As another survey respondent said: “I would allow 100% remote work for any position that could be conducted in such a manner. Right now we are forcing hybrid or fully in-office on our employees, and that just isn’t going to work any more. Companies that do not adapt to the new remote mentality will continually suffer higher-than-normal attrition rates as we lose employees to companies that allow for 100% remote work.”

Financial services recruiters like Louis Diamond, the president of headhunter Diamond Associates, said that many wealth management firms are slowly becoming more amenable to remote work, even for key support staff. And some big brokerages, including Merrill Lynch, are making it easier for top advisors to work from multiple locations.

“It used to be a nightmare for an advisor to get clearance to have both offices,” Diamond said. Now, denial of approval is “a deal breaker for many recruits.”

Competitive heat

More than half, or 56%, of respondents said that they feel competitive pressure from businesses within their industries, as opposed to from, say, Google or Amazon. 

Within wealth management, the heat is coming from two places. The first is registered investment advisory firms, or RIAs. Advisors who ditch brokerages for those independent firms are “largely driven by a desire for greater control and the perceived economic advantages of independence,” according to Marina Shtyrkov, Cerulli Associates’ associate director of wealth management. 
“Ultimately, the reasons vary, but it comes down to being able to run your business the way you want to — the types of clients you work with, the technology or products you can use, how you communicate with clients, which services you offer, etc.” Shtyrkov added that advisors “who chafe at top-down restrictions will continue to seek shelter in the independent channels where autonomy is king.”

Last year, more than seven in 10 advisors, or 71%, said they would prefer to work for an independent firm, according to Cerulli. The hybrid broker-dealer/independent model is now the preferred channel for one in five advisors. Purely independents are the most popular, with 30% of advisors saying they would jump to an RIA if they decided to switch firms.

Smaller broker-dealers emerge as top contenders

Competitive pressure has also ramped up from national and regional broker-dealers that compete with Wall Street brokerages. 

The smaller firms have “become more flexible with recruitment deals and retention bonuses,” said Diamond. They’ve also created more ways for employee advisors to have a piece of the independence pie, by creating separate independent advisory units and “opening themselves to more channel affiliations,” he said.

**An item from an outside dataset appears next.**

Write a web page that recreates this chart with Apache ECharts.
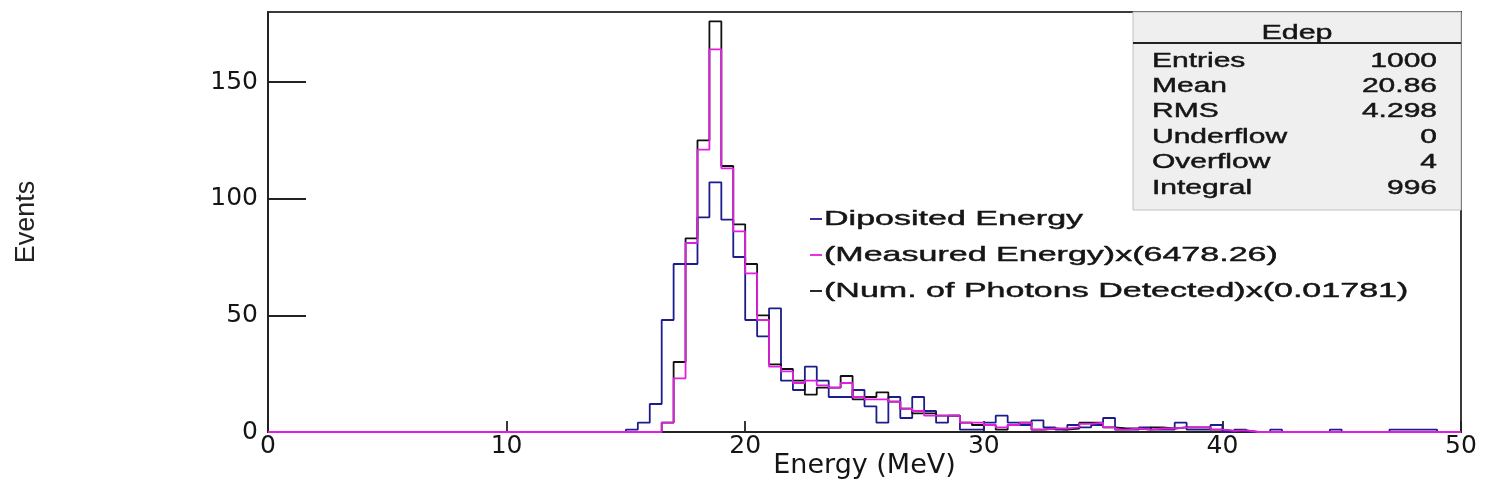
<!DOCTYPE html>
<html><head><meta charset="utf-8">
<script src="https://cdn.jsdelivr.net/npm/echarts@6/dist/echarts.min.js"></script>
<style>html,body{margin:0;padding:0;background:#fff}#c{width:1485px;height:495px}</style>
</head><body><div id="c"></div>
<script>
// Histogram binning (100 bins, 0-50 MeV)
const xMin = 0, xMax = 50, binWidth = 0.5;
const xTickLabels = [0, 10, 20, 30, 40, 50];
const yTickLabels = [0, 50, 100, 150];
const yMax = 180;

// Deposited energy (counts per bin)
const depositedEnergy = [
  0,0,0,0,0,0,0,0,0,0,
  0,0,0,0,0,0,0,0,0,0,
  0,0,0,0,0,0,0,0,0,0,
  1,4,12,48,72,72,92,107,91,75,
  48,41,53,22,18,28,22,15,15,18,
  11,4,15,6,15,9,4,7,1,1,
  4,7,4,3,5,2,1,3,2,3,
  6,1,1,2,1,1,4,1,1,3,
  0,1,0,0,1,0,0,0,0,1,
  0,0,0,0,1,1,1,1,0,0
];
// (Measured Energy) x 6478.26
const measuredEnergy = [
  0,0,0,0,0,0,0,0,0,0,
  0,0,0,0,0,0,0,0,0,0,
  0,0,0,0,0,0,0,0,0,0,
  0,0,0,4,23,81,121,164,113,86,
  68,48,28,26,21,22,20,19,21,15,
  14,14,13,10,9,7,7,7,4,4,
  3,2,3,4,1,1.5,1.5,2,3.5,4,
  2,1,1.5,1,1.5,1.5,2,2,2,1,
  0.5,0.7,0,0,0,0,0,0,0,0,
  0,0,0,0,0,0,0,0,0,0
];
// (Num. of Photons Detected) x 0.01781
const photonsDetected = [
  0,0,0,0,0,0,0,0,0,0,
  0,0,0,0,0,0,0,0,0,0,
  0,0,0,0,0,0,0,0,0,0,
  0,0,0,4,30,83,125,176,114,89,
  72,50,29,27,22,16,19,19,24,14,
  15,17,13,10,8,8,7,7,4,3,
  3,1,3,4,1,1.5,1,1.5,4,4,
  2,1.5,1.5,1,2,1.5,2,2,2,1,
  0.5,0.7,0,0,0,0,0,0,0,0,
  0,0,0,0,0,0,0,0,0,0
];
const seriesNames = ['Diposited Energy', '(Measured Energy)x(6478.26)', '(Num. of Photons Detected)x(0.01781)'];
const statsTitle = 'Edep';
const statsLabels = ['Entries', 'Mean', 'RMS', 'Underflow', 'Overflow', 'Integral'];
const statsValues = ['1000', '20.86', '4.298', '0', '4', '996'];

function stepData(vals) {
  const d = vals.map((v, i) => [xMin + i * binWidth, v]);
  d.push([xMax, vals[vals.length - 1]]);
  return d;
}

const chart = echarts.init(document.getElementById('c'), null, {renderer: 'canvas'});
const F = '"Liberation Sans", Arial, sans-serif';
const colors = ['#1c1c8c', '#e01ee0', '#111111'];
const txt = {fill: '#151515', stroke: '#151515', lineWidth: 0.45};

const graphics = [];
// Stats box
graphics.push({type: 'rect', shape: {x: 1133, y: 12, width: 328, height: 198}, style: {fill: '#efefef', stroke: '#c0c0c0', lineWidth: 1}, z: 10});
graphics.push({type: 'line', shape: {x1: 1133, y1: 43, x2: 1461, y2: 43}, style: {stroke: '#222', lineWidth: 1.8}, z: 11});
graphics.push({type: 'text', x: 1297, y: 33, scaleX: 1.45, z: 11, style: Object.assign({text: statsTitle, font: '21px ' + F, textAlign: 'center', textVerticalAlign: 'middle'}, txt)});
statsLabels.forEach((t, i) => {
  const y = 61 + i * 25.4;
  graphics.push({type: 'text', x: 1152, y: y, scaleX: 1.5, z: 11, style: Object.assign({text: t, font: '20px ' + F, textAlign: 'left', textVerticalAlign: 'middle'}, txt)});
  graphics.push({type: 'text', x: 1437, y: y, scaleX: 1.5, z: 11, style: Object.assign({text: statsValues[i], font: '20px ' + F, textAlign: 'right', textVerticalAlign: 'middle'}, txt)});
});
// Legend
seriesNames.forEach((t, i) => {
  const y = 219 + i * 36;
  graphics.push({type: 'line', shape: {x1: 810, y1: y, x2: 822, y2: y}, style: {stroke: colors[i], lineWidth: 1.8}, z: 11});
  graphics.push({type: 'text', x: 824, y: y, scaleX: 1.62, z: 11, style: Object.assign({text: t, font: '21px ' + F, textAlign: 'left', textVerticalAlign: 'middle'}, txt)});
});

const data = [depositedEnergy, measuredEnergy, photonsDetected];
const zOrder = [2, 4, 3];

chart.setOption({
  animation: false,
  backgroundColor: '#fff',
  grid: {left: 268, right: 24, top: 12, bottom: 63, show: true, borderColor: '#3a3a3a', borderWidth: 2, backgroundColor: 'transparent'},
  xAxis: {
    type: 'value', min: xMin, max: xMax, interval: 10,
    name: 'Energy (MeV)', nameLocation: 'middle', nameGap: 20, nameMoveOverlap: false,
    nameTextStyle: {fontFamily: 'DejaVu Sans', fontSize: 27, color: '#151515', verticalAlign: 'top'},
    axisLine: {show: true, onZero: false, lineStyle: {color: '#222', width: 1.8}},
    axisTick: {show: true, inside: true, length: 11, lineStyle: {color: '#222', width: 1.8}, customValues: xTickLabels},
    axisLabel: {fontFamily: 'DejaVu Sans', fontSize: 25, color: '#151515', margin: 2, customValues: xTickLabels},
    splitLine: {show: false}
  },
  yAxis: {
    type: 'value', min: 0, max: yMax, interval: 50,
    name: 'Events', nameLocation: 'middle', nameGap: 228, nameRotate: 90, nameMoveOverlap: false,
    nameTextStyle: {fontFamily: F, fontSize: 27, color: '#222'},
    axisLine: {show: true, lineStyle: {color: '#222', width: 1.8}},
    axisTick: {show: true, inside: true, length: 38, lineStyle: {color: '#222', width: 1.8}, customValues: yTickLabels},
    axisLabel: {fontFamily: 'DejaVu Sans', fontSize: 25, color: '#151515', margin: 10, customValues: yTickLabels},
    splitLine: {show: false}
  },
  graphic: graphics,
  series: data.map((vals, i) => ({
    name: seriesNames[i], type: 'line', step: 'end', showSymbol: false, symbol: 'none',
    data: stepData(vals), z: zOrder[i],
    lineStyle: {color: colors[i], width: 1.8}, itemStyle: {color: colors[i]}
  }))
});
</script></body></html>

Cerulli expects the national and regional channels to overtake the wirehouse channel in headcount marketshare beginning in 2021. By 2025, national/regional B-Ds are projected to control 15.3% of advisor headcount, compared to 13.5% for the wirehouse channel. Smaller brokerages “will continue to successfully recruit breakaway wirehouse teams by providing similar infrastructure and recruiting packages, paired with greater choice and a more advisor-centric culture,” Shtrykov said. The option “particularly appeals to advisors who are looking for an environment akin to the independent space, yet are reluctant to forfeit support systems.”

Diamond said that “many hybrid brokerage/advisory firms are tweaking their business models so that they look more than a purely independent firm, Diamond said. “That’s their biggest competitor — it’s not each other.”

Because I’m happy

Wealth advisors don't lose steam easily
Every advisor knows that it takes a village of support staff and functions to be happy. And overall, employees of all stripes in the wealth management industry have a relatively low burnout rate.

Nearly one in two organizations, or 45%, surveyed have the most trouble retaining HR roles, followed by middle and back-office staff, product development specialists and frontline staff. When it comes to hiring tech and IT roles, “competitive pay will be necessary to lure workers away from the competition,” the report says.

With support staff “a pain point for advisors,” Diamond said that firms that increase their thresholds for new assets will come out on top. Say you have a UBS advisor with $2 million in client assets, and the bank only offers one fully paid assistant for every $1.5 million. Other firms, Diamond said, will pay for two assistants.